Taking the data below, please print only the lines from the line holding "Rebuild this chart" to the line holding "from bokeh.core.properties import value", inclusive, with pictures omitted.

- _Material for the task_
★ ★ ★ ★ ★ ★ ★

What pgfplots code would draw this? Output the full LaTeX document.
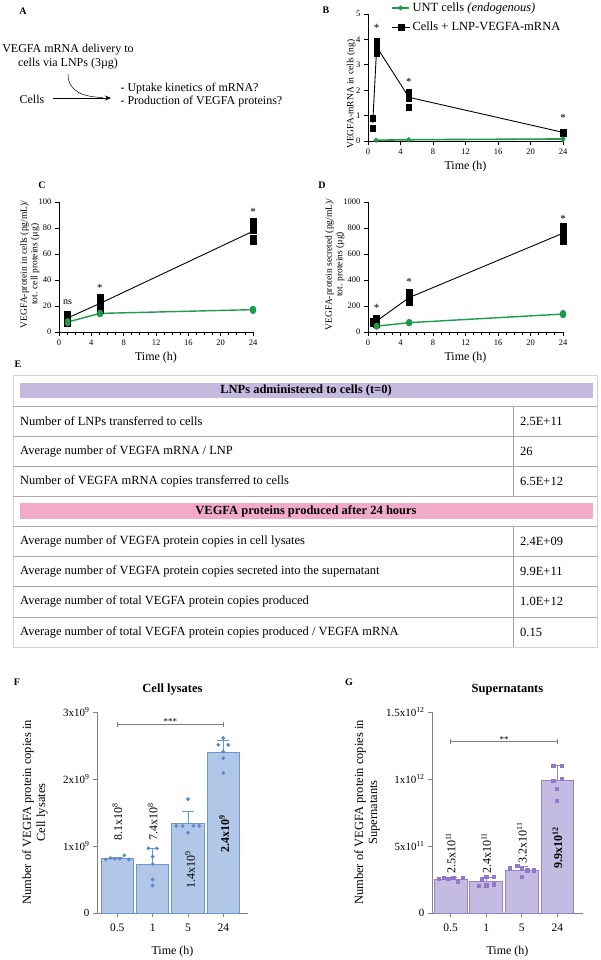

★ ★ ★ ★ ★ ★ ★

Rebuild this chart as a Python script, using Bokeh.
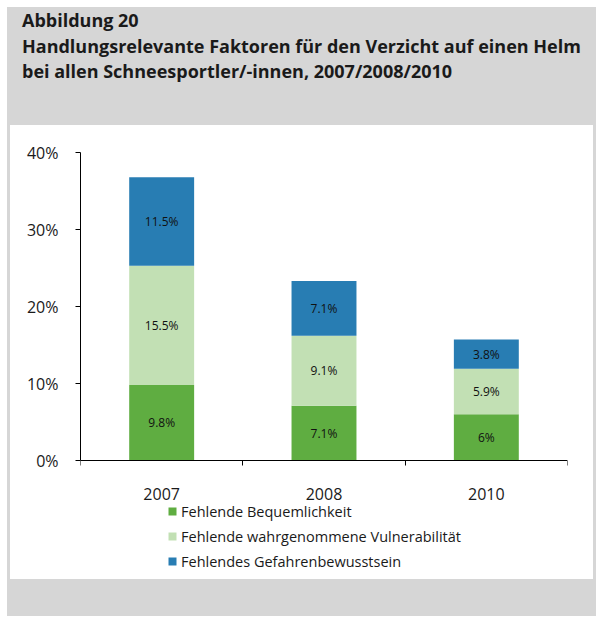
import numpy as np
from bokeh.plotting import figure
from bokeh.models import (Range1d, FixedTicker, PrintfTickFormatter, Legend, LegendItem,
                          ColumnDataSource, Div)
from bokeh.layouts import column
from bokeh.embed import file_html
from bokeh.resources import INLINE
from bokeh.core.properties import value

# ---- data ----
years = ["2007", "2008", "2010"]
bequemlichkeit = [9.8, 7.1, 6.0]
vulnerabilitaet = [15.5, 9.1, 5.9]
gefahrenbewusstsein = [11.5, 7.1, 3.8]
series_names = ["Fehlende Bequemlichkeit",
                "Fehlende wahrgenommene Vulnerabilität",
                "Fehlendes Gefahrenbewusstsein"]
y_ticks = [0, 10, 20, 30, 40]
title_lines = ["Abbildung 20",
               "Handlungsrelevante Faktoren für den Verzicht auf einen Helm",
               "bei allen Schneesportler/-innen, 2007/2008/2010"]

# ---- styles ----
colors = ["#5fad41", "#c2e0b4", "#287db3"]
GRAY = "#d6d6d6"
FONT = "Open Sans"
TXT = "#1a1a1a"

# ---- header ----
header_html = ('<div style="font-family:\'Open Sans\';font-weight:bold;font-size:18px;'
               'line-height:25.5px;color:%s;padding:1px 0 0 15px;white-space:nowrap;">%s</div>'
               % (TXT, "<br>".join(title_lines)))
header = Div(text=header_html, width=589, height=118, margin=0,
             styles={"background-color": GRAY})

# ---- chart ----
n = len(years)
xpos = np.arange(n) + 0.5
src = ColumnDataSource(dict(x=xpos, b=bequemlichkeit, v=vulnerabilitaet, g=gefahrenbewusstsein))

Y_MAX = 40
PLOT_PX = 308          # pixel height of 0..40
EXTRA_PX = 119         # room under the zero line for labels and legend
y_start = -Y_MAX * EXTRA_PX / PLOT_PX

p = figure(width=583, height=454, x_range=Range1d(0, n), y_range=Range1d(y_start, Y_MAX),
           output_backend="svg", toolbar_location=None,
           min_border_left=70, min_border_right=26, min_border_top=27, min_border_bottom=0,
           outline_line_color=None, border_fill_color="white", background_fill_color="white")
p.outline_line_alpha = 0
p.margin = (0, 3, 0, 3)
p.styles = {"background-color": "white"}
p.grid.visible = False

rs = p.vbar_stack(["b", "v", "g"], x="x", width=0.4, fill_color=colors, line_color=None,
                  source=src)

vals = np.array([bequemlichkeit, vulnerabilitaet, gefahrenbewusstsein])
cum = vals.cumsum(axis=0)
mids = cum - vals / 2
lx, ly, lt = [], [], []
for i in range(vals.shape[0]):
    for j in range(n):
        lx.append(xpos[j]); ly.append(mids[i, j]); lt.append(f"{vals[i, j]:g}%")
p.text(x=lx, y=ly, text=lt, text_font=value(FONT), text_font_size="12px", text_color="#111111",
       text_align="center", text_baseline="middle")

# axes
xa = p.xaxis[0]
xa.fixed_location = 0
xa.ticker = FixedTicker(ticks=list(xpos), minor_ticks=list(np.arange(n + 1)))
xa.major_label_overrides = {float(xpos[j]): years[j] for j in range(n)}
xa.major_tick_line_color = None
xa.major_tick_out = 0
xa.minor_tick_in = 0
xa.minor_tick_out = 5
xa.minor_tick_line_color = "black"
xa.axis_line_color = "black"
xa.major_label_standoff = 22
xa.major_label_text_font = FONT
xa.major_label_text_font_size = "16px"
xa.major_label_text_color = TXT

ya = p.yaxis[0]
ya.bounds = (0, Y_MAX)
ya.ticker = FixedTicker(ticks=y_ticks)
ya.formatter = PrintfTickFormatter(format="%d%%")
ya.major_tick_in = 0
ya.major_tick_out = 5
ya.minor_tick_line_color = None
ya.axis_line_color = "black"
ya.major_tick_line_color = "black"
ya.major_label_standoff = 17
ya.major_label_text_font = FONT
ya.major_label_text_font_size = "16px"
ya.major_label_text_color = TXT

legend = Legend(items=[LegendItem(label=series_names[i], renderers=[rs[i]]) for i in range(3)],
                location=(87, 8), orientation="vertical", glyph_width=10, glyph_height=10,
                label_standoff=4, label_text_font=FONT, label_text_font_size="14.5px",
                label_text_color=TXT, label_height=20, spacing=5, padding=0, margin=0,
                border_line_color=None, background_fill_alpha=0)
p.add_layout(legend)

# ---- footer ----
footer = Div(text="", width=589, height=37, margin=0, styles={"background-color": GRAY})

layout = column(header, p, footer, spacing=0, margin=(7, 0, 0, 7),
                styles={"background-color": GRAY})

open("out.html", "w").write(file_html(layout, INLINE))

★ ★ ★ ★ ★ ★ ★

- _Solution_
Rebuild this chart as a Python script, using Bokeh.
import numpy as np
from bokeh.plotting import figure
from bokeh.models import (Range1d, FixedTicker, PrintfTickFormatter, Legend, LegendItem,
                          ColumnDataSource, Div)
from bokeh.layouts import column
from bokeh.embed import file_html
from bokeh.resources import INLINE
from bokeh.core.properties import value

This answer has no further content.